Siendo sincera, iba al teatro con miedo a salir decepcionada. Lo que había leído sobre esta obra no era muy alentador; pero para una novata en La Zaranda, -era mi primera vez viendo a esta compañía-, la verdad es que salí con ganas de más.
Si bien es verdad que hay que saber que no vas a ver un teatro convencional (creo que ya solo por eso merece la pena), es una pieza de calidad, con mucho trasfondo y que te cuenta una historia muy universal desde un ejemplo conmovedor a la par que triste, con puntos de humor, música y color.
Una serie de personajes totalmente decadentes, están atrapados en un espacio que simula un limbo artístico, entre la vida y la muerte, más muertos que vivos y con días que se repiten una y otra vez; cada vez con más oscuridad y tristeza, recordando tiempos que ya no volverán y esperando que llegue la hora del gran número final. Todos los personajes están muy bien definidos y tienen roles marcados que van equilibrando la sucesión de las acciones; con unas interpretaciones que merecen ser destacadas, un conjunto coral formado por Francisco Sánchez, Gaspar Campuzano, Enrique Bustos, miembros de la compañía, que han incorporado a Gabino Diego, Inma Barrionuevo y la soprano Mª Angeles Pérez-Muñoz (cuyo personaje me gustó especialmente, por sus toques de ironía y mala leche) para esta obra.
Además, la pieza cuenta con una poética escénica muy chula: la escenografía, donde cada pieza tiene mucho carácter y significado, va adquiriendo diferentes funcionalidades a lo largo de la obra, creando composiciones en las que los personajes se incluyen, asemejándose varios inicios de escena a cuadros casi barrocos.
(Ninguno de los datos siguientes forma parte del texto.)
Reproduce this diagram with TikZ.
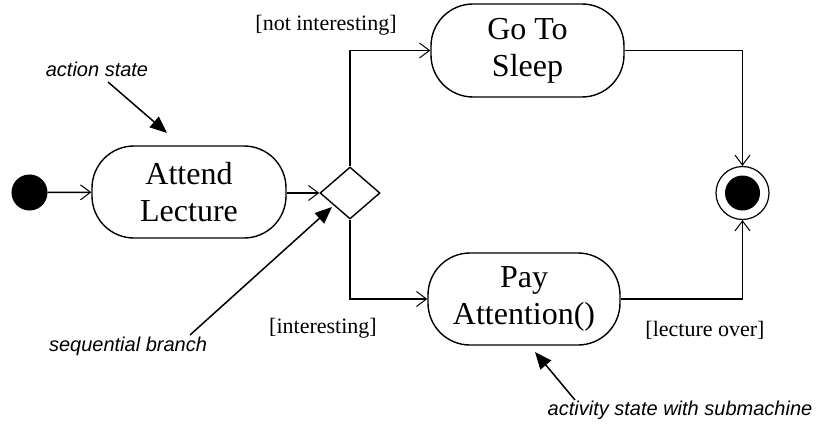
\documentclass[tikz,border=0pt]{standalone}
\usepackage{fontspec}
\setmainfont{Liberation Serif}
\newfontfamily\annotfont{Liberation Sans}
\usetikzlibrary{arrows.meta,shapes.geometric}
\tikzset{
  statebox/.style={draw, line width=1.4pt, rounded corners=42pt, inner sep=0pt,
    align=center, font=\fontsize{32}{37}\selectfont},
  flow/.style={line width=1.6pt, -{Straight Barb[length=10pt,width=15pt,line width=1pt]}},
  guard/.style={font=\fontsize{22}{26}\selectfont, inner sep=0pt},
  annot/.style={font=\annotfont\itshape\fontsize{20}{24}\selectfont, inner sep=0pt},
  annotarrow/.style={line width=1.5pt, -{Triangle[length=17pt,width=14pt]}},
}
\begin{document}
\begin{tikzpicture}[x=1pt,y=-1pt]
\useasboundingbox (0,0) rectangle (830,428);
\node[circle, fill=black, draw, line width=1pt, minimum size=35pt, inner sep=0pt] (init) at (29.5,192.5) {};
\node[statebox, minimum width=194pt, minimum height=92pt] (attend) at (189,192) {Attend\\Lecture};
\node[diamond, draw, line width=1.4pt, minimum width=60pt, minimum height=52pt, inner sep=0pt] (br) at (350,193) {};
\node[statebox, minimum width=193pt, minimum height=93pt] (sleep) at (527.5,50.5) {Go To\\Sleep};
\node[statebox, minimum width=192pt, minimum height=92pt] (pay) at (524,299) {Pay\\Attention()};
\node[circle, draw, line width=1.2pt, minimum size=53pt, inner sep=0pt] (final) at (742.5,193) {};
\node[circle, fill=black, minimum size=35pt, inner sep=0pt] (finalin) at (final.center) {};

\draw[flow] (init) -- (attend);
\draw[flow] (attend.east |- br.west) -- (br.west);
\draw[flow] (br.north) |- (sleep.west);
\draw[flow] (br.south) |- (pay.west);
\draw[flow] (sleep.east) -| (final.north);
\draw[flow] (pay.east) -| (final.south);

\node[guard] (gnot) at (326,25) {[not interesting]};
\node[guard] (gint) at (323,328) {[interesting]};
\node[guard] (glec) at (705,330) {[lecture over]};

\node[annot] (aaction) at (97,69) {action state};
\node[annot] (abranch) at (128,346) {sequential branch};
\node[annot] (asub) at (680,410) {activity state with submachine};
\coordinate (taction) at (108,82);
\coordinate (haction) at (167,133);
\coordinate (tbranch) at (190,335);
\coordinate (hbranch) at (332,207);
\coordinate (tsub) at (575,400);
\coordinate (hsub) at (535,352);
\draw[annotarrow] (taction) -- (haction);
\draw[annotarrow] (tbranch) -- (hbranch);
\draw[annotarrow] (tsub) -- (hsub);
\end{tikzpicture}
\end{document}
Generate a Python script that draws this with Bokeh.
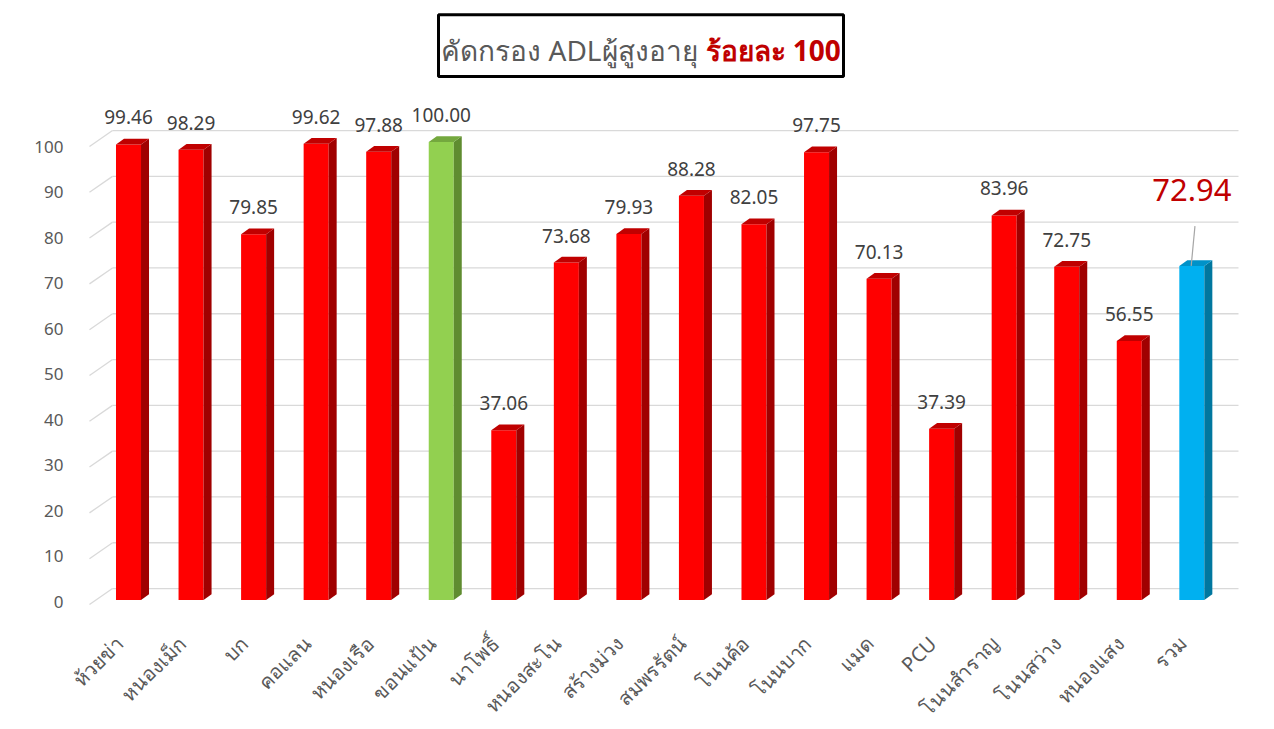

También hay que destacar la iluminación, de Peggy Bruzual. Con estos elementos consigues adentrarte y hundirte en ese antro tanto que llegas incluso a sentir los olores de los que los personajes se quejan: huele a alcanfor, a ropa polvorienta, a alcantarilla…
Un cabaret con menos brillo que cualquier otro que hayas visto, pero con mucho más trasfondo.